Eğitimlere gelemiyorsunuz ama kendi hayatınızda yapabileceğiniz en önemli şey; sevgi dolu bir ortamda olmak, sevdiğiniz insanlarla birlikte olmak ve en ufak güzelliklerin bile ne kadar kıymetli olduğunu fark etmek ve şükretmek, bence insanı bu yaşama bağlayan en önemli şeyler. Bu olduğunda zaten bedeninle de daha yakın bir ilişkin oluyor. Bedeninle daha yakın bir ilişkin olduğunda onun ihtiyaçlarını anlayıp verebildiğinde, duygularınla da daha iyi bağ kuruyorsun. Bu senin kök çakran, 1’inci çakra. Ne hissediyorum, ne istiyorum, ne istemiyorum bunları iyi belirlediğinde zaten 2’nci çakranı da çalıştırmış oluyorsun. Öz değer algın değişiyor. Hissetmeye ve keyif almaya suçluluk duymadan hakkım var diyebiliyorsun. İstek ve arzularını bastırmadan ifade edebiliyorsun. Bunu yapamadığında bastırılmış bu arzular, birer gölge olarak seni yaşamında takip ediyor. İstemediğin şeye hayır diyebilme gücü ya da istediğin şeye evet diyebilme gücü, kendi alanında merkezinde sağlam adımlarla dengede kalabilme gücü de bu yaşamda sağlıklı bir ben demeni sağlıyor ve bu da senin 3’üncü çakran.

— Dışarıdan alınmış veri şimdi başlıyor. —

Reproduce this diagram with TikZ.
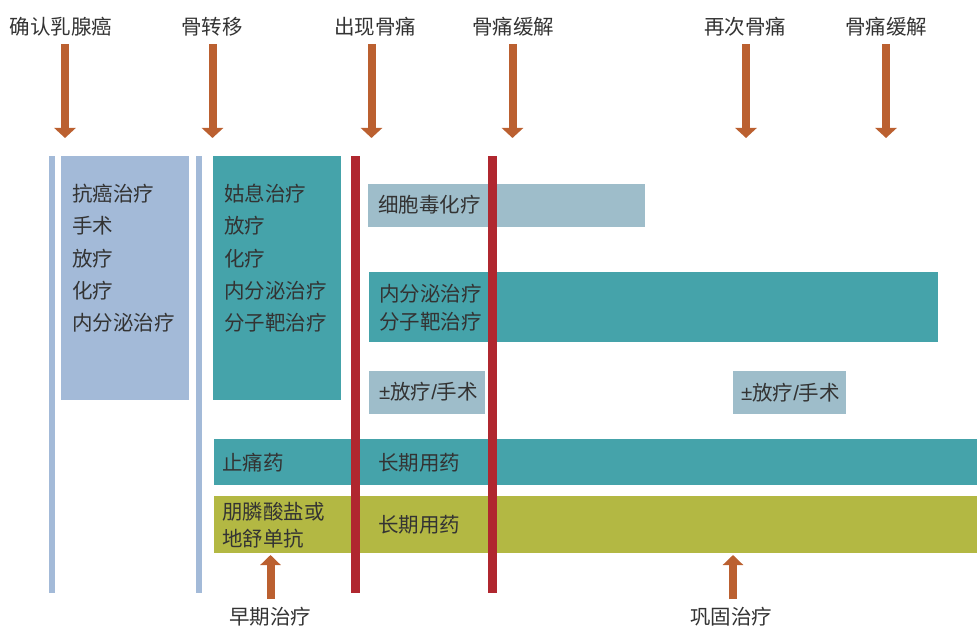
\documentclass[tikz,border=0pt]{standalone}
\usepackage{fontspec}
\newfontfamily\cjk{Noto Sans CJK SC}
\newfontfamily\lat{Liberation Sans}
\usetikzlibrary{arrows.meta}
\definecolor{arr}{RGB}{187,96,48}
\definecolor{lblue}{RGB}{163,186,216}
\definecolor{tealb}{RGB}{69,163,170}
\definecolor{redbar}{RGB}{176,39,47}
\definecolor{grayblue}{RGB}{158,189,202}
\definecolor{oliveb}{RGB}{179,184,67}
\definecolor{txt}{RGB}{51,51,51}
\newcommand{\pmtext}{{\lat ±}}
\newcommand{\sltext}{{\lat /}}
\begin{document}
\begin{tikzpicture}[x=1pt,y=-1pt,
  every node/.style={inner sep=0pt,outer sep=0pt},
  lbl/.style={font=\cjk\fontsize{20.5}{24}\selectfont,text=txt},
  toplbl/.style={lbl,anchor=base},
  tl/.style={lbl,anchor=base west,align=left},
  box/.style={anchor=north west,draw=none},
  downarr/.style={draw=arr,line width=8pt,-{Triangle[width=21pt,length=10pt]}},
  uparr/.style={draw=arr,line width=8pt,-{Triangle[width=20pt,length=10pt]}}
]
\useasboundingbox (0,0) rectangle (977,628);

% top labels
\node[toplbl] (t1) at (61,34.5) {确认乳腺癌};
\node[toplbl] (t2) at (212,34.5) {骨转移};
\node[toplbl] (t3) at (375,34.5) {出现骨痛};
\node[toplbl] (t4) at (513,34.5) {骨痛缓解};
\node[toplbl] (t5) at (745,34.5) {再次骨痛};
\node[toplbl] (t6) at (886,34.5) {骨痛缓解};

% down arrows
\foreach \n/\x in {1/65,2/212.5,3/371.5,4/512.5,5/746,6/886}{
  \coordinate (d\n s) at (\x,44);
  \coordinate (d\n e) at (\x,138);
  \draw[downarr] (d\n s) -- (d\n e);
}

% thin light blue lines
\node[box,fill=lblue,minimum width=6pt,minimum height=437pt] (v1) at (49,156) {};
\node[box,fill=lblue,minimum width=6pt,minimum height=437pt] (v2) at (196,156) {};

% early boxes (multi-line nodes: base = last line)
\node[box,fill=lblue,minimum width=128pt,minimum height=244pt] (b1) at (61,156) {};
\node[tl,font=\cjk\fontsize{20.5}{32.3}\selectfont] (b1t) at (72,330.7) {抗癌治疗\\手术\\放疗\\化疗\\内分泌治疗};
\node[box,fill=tealb,minimum width=128pt,minimum height=244pt] (b2) at (213,156) {};
\node[tl,font=\cjk\fontsize{20.5}{32.3}\selectfont] (b2t) at (224,330.7) {姑息治疗\\放疗\\化疗\\内分泌治疗\\分子靶治疗};

% later boxes
\node[box,fill=grayblue,minimum width=277pt,minimum height=43pt] (c1) at (368,184) {};
\node[tl] (c1t) at (378,212.5) {细胞毒化疗};
\node[box,fill=tealb,minimum width=569pt,minimum height=70pt] (c2) at (369,272) {};
\node[tl,font=\cjk\fontsize{20.5}{28}\selectfont] (c2t) at (379,329.5) {内分泌治疗\\分子靶治疗};
\node[box,fill=grayblue,minimum width=116pt,minimum height=43pt] (c3) at (369,371) {};
\node[tl] (c3t) at (379,399.5) {\pmtext 放疗\sltext 手术};
\node[box,fill=grayblue,minimum width=113pt,minimum height=43pt] (c4) at (733,371) {};
\node[tl] (c4t) at (741,400) {\pmtext 放疗\sltext 手术};

% long bars
\node[box,fill=tealb,minimum width=763pt,minimum height=46pt] (p1) at (214,439) {};
\node[tl] (p1a) at (222,470.5) {止痛药};
\node[tl] (p1b) at (378,470.5) {长期用药};
\node[box,fill=oliveb,minimum width=763pt,minimum height=57pt] (p2) at (214,496) {};
\node[tl,font=\cjk\fontsize{20.5}{27}\selectfont] (p2a) at (222,546) {朋膦酸盐或\\地舒单抗};
\node[tl] (p2b) at (378,532.5) {长期用药};

% red bars
\node[box,fill=redbar,minimum width=9pt,minimum height=437pt] (r1) at (351,156) {};
\node[box,fill=redbar,minimum width=9pt,minimum height=437pt] (r2) at (488,156) {};

% up arrows
\coordinate (u1s) at (270.5,599);
\coordinate (u1e) at (270.5,555);
\draw[uparr] (u1s) -- (u1e);
\coordinate (u2s) at (733,599);
\coordinate (u2e) at (733,555);
\draw[uparr] (u2s) -- (u2e);
\node[toplbl] (e1) at (270,624.5) {早期治疗};
\node[toplbl] (e2) at (731,624.5) {巩固治疗};
\end{tikzpicture}
\end{document}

“BİR TOHUMUN İÇİNDEKİ AĞAÇSIN”

Zaten bedenle iletişim içinde duyguların ve ihtiyaçlarını fark ederek, gücünü korkudan öfkeden değil dengeden bulduğunda, artık ben diyebildiğinde, öteki ile bağ kurabiliyorsun. Eşit bir yerden, almaverme dengesi içinde, ondan senin duygusal ihtiyaçlarını bir çocuk gibi karşılamasını beklemeden. ya da kendi öz değerini sana dışardan vermesini beklemeden. Sosyal olarak bağ kurmak da 4’üncü çakrada oluşuyor. Sen sağlam bir benlik algısı ile yine başka biri ile bağ kuruyorsun. Bu bağ kurulduğunda ise, sağlıklı bir iletişime geçebiliyorsun. Dinlemeyi ve ifade etmeyi öğreniyorsun. Dünyadan aldığın şeyleri kendi sisteminden ve yaratıcılığından geçirip yine dünyaya geri vermeye başlıyorsun. Burası artık dünyaya ve başkalarına da hizmet sunduğun yer; boğaz çakran (5’inci çakra). Sonrası zaten daha üst bir alanla iletişime geçmek. Algılar, imgeler, rüyalar ve Yaradan’la bağ içinde olmak (6 ve 7’inci çakralar) Asıl en üst aşama ve geleceğimiz yer de burası oluyor. İster yaşam de, ister enerji de, ister tanrı, ister Allah; eninde sonunda bu yaşama geldiğimiz yer orası ve bu yaşam aracılığı ile bağ kurmak istediğimiz yer. İlk başta da söylemiştim; bir tohumun içindeki ağaç olduğunu anladığında, okyanusun içindeki damla, damladaki okyanus olduğunu anladığında ayrım kalmıyor artık. Ruhun büyük ruhla birleşiyor. Bana göre çakralar bu yolculuğa erişmekte önümüze sunulmuş binlerce en keyifli araçlardan biri.